At any rate, it is explained on the back cover of Rights Of Swing that Woods loves Stravinksy (and the Rite Of Spring, of course, which accounts for the witty title; note that Stravinsky’s title for his ballet work is singular, not plural) and there’s a lot of fanfare about chords and chord progressions, which made me think about the scholarly notes of some MJQ albums by Gunther Schuller. With all due respect, reading those notes was like being struck by nausea from recurring, unsolicited visits of an obnoxious neighbor.

As Woods explains: “I tried for a sense of movement uniting the whole framework although each section was meant to be self-sufficient.”

Woods wasn’t going to stay in the blowing session bag. Brave attempt. It was 1961, okay, new developments across the USA, Coleman had worked his way up from the Left Coast, Coltrane blasted through the stratosphere on the Right Coast. You had guys like Teddy Charles, Bob Brookmeyer and Jimmy Giuffre doing all sorts of interesting things. Just to name a few. Add Phil Woods to the list, whose brave attempt at new jazz is not a masterpiece but an intriguing piece of music, no doubt about it. No love at first sight. No butterflies in your belly. It’s like someone that you had doubts about but turned into a good friend. Regular get-togethers, good talks, bottles of wine.

Continuous ebb and flow, rides with a surfboard on solid gulfs, refreshing cold showers on a hot day, these are the sensations of Rights Of Swing. Woods provides surprising twists and turns, crafty compositions and his preludes, prestos, scherzos segue into one another like honey into a cup of tea.
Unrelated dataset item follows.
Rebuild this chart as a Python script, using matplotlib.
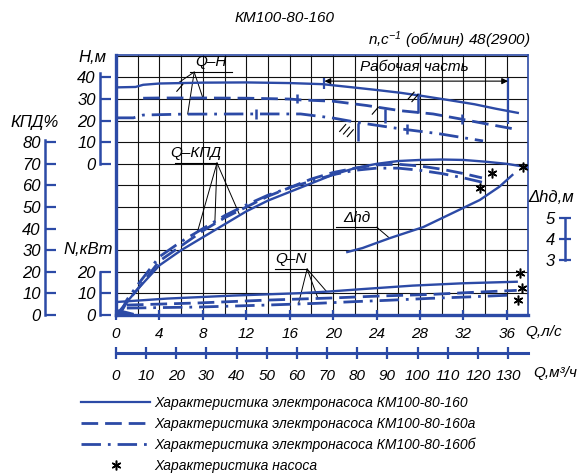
import numpy as np
import matplotlib
matplotlib.use('Agg')
import matplotlib.pyplot as plt
from matplotlib.lines import Line2D

plt.rcParams['font.family'] = ['Liberation Sans Narrow', 'Liberation Sans', 'DejaVu Sans']
plt.rcParams['font.style'] = 'italic'
plt.rcParams['lines.scale_dashes'] = False
plt.rcParams['mathtext.fontset'] = 'custom'
plt.rcParams['mathtext.rm'] = 'Liberation Sans'
plt.rcParams['mathtext.it'] = 'Liberation Sans:italic'
plt.rcParams['mathtext.default'] = 'it'

BLUE = '#2c4aa6'
DASH = (0, (12, 5))
DASHDOT = (0, (14, 5, 2, 5))

# --- data (Q in l/s) ---
# Q-H, three impellers
q_h_a = [0, 1.8, 2.5, 4, 8, 12, 16, 19, 22, 24, 26.2, 28, 30.8, 33, 35, 37]
h_a = [35.4, 35.6, 36.6, 37.2, 37.6, 37.7, 37.4, 36.9, 35.3, 34.2, 32.9, 31.6, 29.4, 27.6, 25.5, 23.6]
q_h_b = [2.5, 4, 8, 12, 16, 17, 20, 23.1, 26.2, 29.2, 31.7, 34, 36.6]
h_b = [30.4, 30.5, 30.5, 30.4, 30.0, 29.6, 29.0, 27.0, 24.6, 23.1, 20.8, 18.6, 16.2]
q_h_c = [0, 1.6, 2.5, 6, 12, 17, 20, 22.2, 26.2, 29.8, 33.8]
h_c = [21.3, 21.3, 22.6, 23.0, 23.1, 23.1, 21.2, 19.2, 16.2, 13.9, 10.6]

# Q-KPD
q_k_a = [0, 0.5, 1, 2, 4, 6, 8, 10, 12, 14, 16, 18, 20, 22, 24, 26, 28, 30, 32, 34, 36, 37.8]
kpd_a = [0, 3, 6, 12, 23, 30, 36, 42, 48, 53, 57, 61, 65, 68, 70, 71.3, 71.8, 72, 71.8, 71, 70, 68.5]
q_k_b = [0.3, 1, 2, 4, 6, 8, 10, 12, 14, 16, 18, 20, 22, 24, 26, 28, 30, 32, 33.7]
kpd_b = [0, 6, 12, 25, 32, 39, 45, 50, 55, 59, 63, 66, 68, 69.5, 69.8, 69, 67.5, 65.5, 63.5]
q_k_c = [0.3, 1, 2, 4, 6, 8, 10, 12, 14, 16, 18, 20, 22, 24, 26, 28, 30, 32, 33.7]
kpd_c = [0, 7, 14, 27, 34, 40, 46, 51, 55.5, 59, 62, 65, 67, 68, 68, 67, 65.5, 63.5, 61.5]

# Q-N, kW
q_n_a = [0, 4.7, 10.8, 16.9, 19.7, 22.7, 27.3, 32, 36.9]
n_a = [6.0, 7.6, 9.0, 10.1, 10.9, 12.0, 13.6, 14.7, 15.4]
q_n_b = [1, 7.7, 13.9, 20, 24.3, 28.9, 32.9, 36.9]
n_b = [4.6, 5.6, 6.9, 7.9, 8.8, 9.5, 10.5, 11.4]
q_n_c = [1, 7.7, 13.9, 18.5, 22, 25, 28.9, 32.6, 36.3]
n_c = [3.2, 3.7, 4.6, 5.4, 6.2, 6.8, 7.7, 8.4, 9.2]
# dense blob where the curves meet at the origin
blob_q = [0, 0.8, 1.6]
blob_top = [3.0, 2.2, 1.2]

# Q-dhd, m
q_d = [21.3, 22.7, 25.2, 28.3, 31.0, 33.5, 35.3, 36.5]
dhd = [3.38, 3.57, 4.04, 4.57, 5.24, 5.86, 6.49, 7.05]

# pump-only points (*)
star_q_kpd = [37.5, 34.6, 33.5]
star_kpd = [68.5, 65.7, 58.8]
star_q_n = [37.2, 37.4, 37.0]
star_n = [19.4, 12.5, 6.9]

# working range marks on the Q-H curves
work_q = [19.2, 36.1]
mark_q = [16.7, 12.9, 24.8, 27.8, 22.3, 26.8, 31.9]
mark_h_lo = [28.2, 20.8, 19.0, 23.6, 10.6, 13.9, 18.5]
mark_h_hi = [32.4, 25.5, 25.5, 32.9, 19.0, 18.5, 23.1]
# hatch strokes next to the marks (Q, H of stroke start, count)
hatch_q = [26.9, 23.6, 20.6, 5.6]
hatch_h = [30.0, 23.0, 15.0, 33.6]
hatch_n = [2, 1, 3, 1]

q_ticks = list(range(0, 37, 4))
m3h_ticks = list(range(0, 131, 10))
h_ticks = [0, 10, 20, 30, 40]
kpd_ticks = [0, 10, 20, 30, 40, 50, 60, 70, 80]
n_ticks = [0, 10, 20]
dhd_ticks = [3, 4, 5]

legend_labels = ['Характеристика электронасоса КМ100-80-160',
                 'Характеристика электронасоса КМ100-80-160а',
                 'Характеристика электронасоса КМ100-80-160б',
                 'Характеристика насоса']

# --- layout in pixels of the 581x475 picture ---
W, H = 581, 475
X0, X1, Y0, Y1 = 116, 528, 55, 315
QMAX = 37.94
YMAX = 120.4          # common grid scale: 10 units per grid row
H_OFF = 70            # H = 0 sits on the KPD 70 row
D3, DSTEP = 25.46, 9.72
TICK_FS = 11


def box(x0, y0, x1, y1):
    return [x0 / W, 1 - y1 / H, (x1 - x0) / W, (y1 - y0) / H]


def frac(px):
    return (px - X0) / (X1 - X0)


fig = plt.figure(figsize=(5.81, 4.75), dpi=100)
ax = fig.add_axes(box(X0, Y0, X1, Y1))
ax.set_xlim(0, QMAX)
ax.set_ylim(0, YMAX)
ax.set_xticks(q_ticks)
ax.set_xticks(np.arange(0, QMAX, 2), minor=True)
ax.set_yticks(np.arange(0, YMAX, 10))
ax.grid(which='both', color='#111111', lw=0.8)
ax.tick_params(axis='y', left=False, labelleft=False)
ax.tick_params(axis='x', which='major', direction='inout', length=7, width=1.6,
               color=BLUE, labelsize=TICK_FS, pad=5)
ax.tick_params(axis='x', which='minor', length=0)
for side in ['left', 'bottom']:
    ax.spines[side].set_color(BLUE)
    ax.spines[side].set_linewidth(2.4)
for side in ['top', 'right']:
    ax.spines[side].set_color(BLUE)
    ax.spines[side].set_linewidth(1.2)
ax.set_axisbelow(True)


def side_axis(pos_px, ylim, bounds, ticks, direction='in'):
    a = fig.add_axes(box(X0, Y0, X1, Y1), sharex=ax)
    a.patch.set_visible(False)
    a.set_ylim(*ylim)
    for s in ['top', 'right', 'bottom']:
        a.spines[s].set_visible(False)
    a.spines['left'].set_position(('axes', frac(pos_px)))
    a.spines['left'].set_bounds(*bounds)
    a.spines['left'].set_color(BLUE)
    a.spines['left'].set_linewidth(1.8)
    a.set_yticks(ticks)
    a.tick_params(axis='y', direction=direction, length=8, width=1.6,
                  color=BLUE, labelsize=TICK_FS + 1, pad=3)
    a.xaxis.set_visible(False)
    return a


axK = side_axis(45, (0, YMAX), (0, 81), kpd_ticks)
axN = side_axis(100, (0, YMAX), (0, 20), n_ticks)
axH = side_axis(100, (-H_OFF, YMAX - H_OFF), (0, 42), h_ticks)
axD = side_axis(565, (3 - D3 / DSTEP, 3 + (YMAX - D3) / DSTEP), (3, 5), dhd_ticks,
                direction='inout')

lw = 1.7
# Q-H
axH.plot(q_h_a, h_a, color=BLUE, lw=lw)
axH.plot(q_h_b, h_b, color=BLUE, lw=lw + 0.3, ls=DASH)
axH.plot(q_h_c, h_c, color=BLUE, lw=lw + 0.3, ls=DASHDOT)
axH.vlines(mark_q, mark_h_lo, mark_h_hi, color=BLUE, lw=1.8)
for q, h, n in zip(hatch_q, hatch_h, hatch_n):
    for i in range(n):
        axH.plot([q + 0.35 * i, q + 0.35 * i + 0.55], [h - 1.2 * i, h - 1.2 * i + 3.2],
                 color='k', lw=0.8)
# Q-KPD
axK.plot(q_k_a, kpd_a, color=BLUE, lw=lw)
axK.plot(q_k_b, kpd_b, color=BLUE, lw=lw + 0.3, ls=DASH)
axK.plot(q_k_c, kpd_c, color=BLUE, lw=lw + 0.3, ls=DASHDOT)
axK.plot(star_q_kpd, star_kpd, ls='none', marker=(6, 2, 0), ms=7, mew=1.1, color='k')
# Q-N
axN.fill_between(blob_q, 0, blob_top, color=BLUE, lw=0)
axN.plot(q_n_a, n_a, color=BLUE, lw=lw)
axN.plot(q_n_b, n_b, color=BLUE, lw=lw + 0.3, ls=DASH)
axN.plot(q_n_c, n_c, color=BLUE, lw=lw + 0.3, ls=DASHDOT)
axN.plot(star_q_n, star_n, ls='none', marker=(6, 2, 0), ms=7, mew=1.1, color='k')
# Q-dhd
axD.plot(q_d, dhd, color=BLUE, lw=lw)

# working range dimension line
y_dim = 108.3
ax.annotate('', xy=(work_q[0], y_dim), xytext=(work_q[1], y_dim),
            arrowprops=dict(arrowstyle='<|-|>', color='k', lw=0.8,
                            mutation_scale=9, shrinkA=0, shrinkB=0))
ax.vlines(work_q[0], np.interp(work_q[0], q_h_a, h_a) + H_OFF - 2, y_dim + 1.5,
          color=BLUE, lw=1.6)
ax.vlines(work_q[1], np.interp(work_q[1], q_h_b, h_b) + H_OFF + 2, y_dim + 1.5,
          color=BLUE, lw=1.6)
ax.text(27.5, 114.8, 'Рабочая часть', ha='center', va='center', fontsize=11)

leader = dict(arrowstyle='-', color='k', lw=0.7, shrinkA=0, shrinkB=0)


def label(text, x0, x1, y_line, x_from, targets):
    ax.plot([x0, x1], [y_line, y_line], color='k', lw=0.8)
    ax.text((x0 + x1) / 2, y_line + 1.2, text, ha='center', va='bottom', fontsize=11)
    for tx, ty in targets:
        ax.annotate('', xy=(tx, ty), xytext=(x_from, y_line), arrowprops=leader)


label('Q–H', 6.8, 10.7, 112.5, 7.2,
      [(5.7, np.interp(5.7, q_h_a, h_a) + H_OFF),
       (8.0, np.interp(8.0, q_h_b, h_b) + H_OFF),
       (6.6, np.interp(6.6, q_h_c, h_c) + H_OFF)])
label('Q–КПД', 5.4, 9.3, 70.4, 9.3,
      [(7.5, np.interp(7.5, q_k_c, kpd_c)),
       (9.1, np.interp(9.1, q_k_b, kpd_b)),
       (11.4, np.interp(11.4, q_k_a, kpd_a))])
label('Q–N', 14.6, 17.6, 21.3, 17.6,
      [(16.8, np.interp(16.8, q_n_c, n_c)),
       (18.6, np.interp(18.6, q_n_b, n_b)),
       (19.4, np.interp(19.4, q_n_a, n_a))])
label('Δhд', 20.3, 24.0, 40.7, 24.0,
      [(25.2, D3 + (np.interp(25.2, q_d, dhd) - 3) * DSTEP)])

# Q in m3/h scale below
axM = fig.add_axes(box(X0, 352, X1, 353))
axM.patch.set_visible(False)
axM.set_xlim(0, QMAX * 3.6)
axM.set_xticks(m3h_ticks)
axM.set_yticks([])
for s in ['top', 'left', 'right']:
    axM.spines[s].set_visible(False)
axM.spines['bottom'].set_color(BLUE)
axM.spines['bottom'].set_linewidth(2.2)
axM.tick_params(axis='x', direction='inout', length=9, width=1.6, color=BLUE,
                labelsize=TICK_FS, pad=7)


def ftext(px, py, s, **kw):
    fig.text(px / W, 1 - py / H, s, **kw)


ftext(285, 18, 'КМ100-80-160', ha='center', va='center', fontsize=11)
ftext(449, 40, 'n,c$^{-1}$ (об/мин) 48(2900)', ha='center', va='center', fontsize=11)
ftext(92, 58, 'Н,м', ha='center', va='center', fontsize=12)
ftext(35, 122, 'КПД%', ha='center', va='center', fontsize=12)
ftext(88, 250, 'N,кВт', ha='center', va='center', fontsize=12)
ftext(551, 197, 'Δhд,м', ha='center', va='center', fontsize=12)
ftext(525, 332, 'Q,л/с', ha='left', va='center', fontsize=11)
ftext(533, 373, 'Q,м³/ч', ha='left', va='center', fontsize=11)

handles = [Line2D([], [], color=BLUE, lw=1.6),
           Line2D([], [], color=BLUE, lw=2, ls=DASH),
           Line2D([], [], color=BLUE, lw=2, ls=DASHDOT),
           Line2D([], [], ls='none', marker=(6, 2, 0), ms=7, mew=1.1, color='k')]
fig.legend(handles, legend_labels, loc='upper left', bbox_to_anchor=(81 / W, 1 - 396 / H),
           frameon=False, fontsize=10, handlelength=5.0, handletextpad=0.25,
           labelspacing=0.5, borderaxespad=0, borderpad=0)

fig.savefig('out.png', dpi=100)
The up-tempo Part I (Prelude) and Part IV (Presto) are uplifting pieces, the latter sparkling with a classy entrance of Tommy Flanagan after the tune’s various shifts in key, rhythm and colors, which oozes natural swing and says: here I am. That’s the way to do it, on top from note one. Benny Bailey – Candid had released his top-notch Big Brass album a couple of months before Rights Of Swing, featuring Woods, Flanagan, Watkins and Catlett, among others – is a fine trumpeter. He succinctly leads the melody of Part II (Ballad) and is an excellent and jubilant contributor to the album’s most conservative tune Part IV (Scherzo). It seems to be the case though, with so many soloists fighting for a spot in Woods’s scored program, that most participants lack the time to develop continuously spontaneous ideas. That’s the downside to Woods’s anti-blowing session program.

Woods had created an enticing mélange of voicing, making the most of the off-beat combination of alto, trumpet, baritone, trombone (Curtis Fuller) and French horn. Julius Watkins is something else. Making the most of a cumbersome jazz instrument, he’s the velvet and satin touch among his section mates and, when he takes solos, it sounds so sweet and natural, it’s like watching a baby sucking the breast. Mother’s milk and all that jazz. Nice contrast to Woods, who takes the longest solos and is on top of his game and scares off the fire brigade. For all his zest though, he lets his flowing lines breathe, often tagging them with a moan and a cry.

He would moan and cry beautifully to the end of his life in 2015 at the venerable age of 83.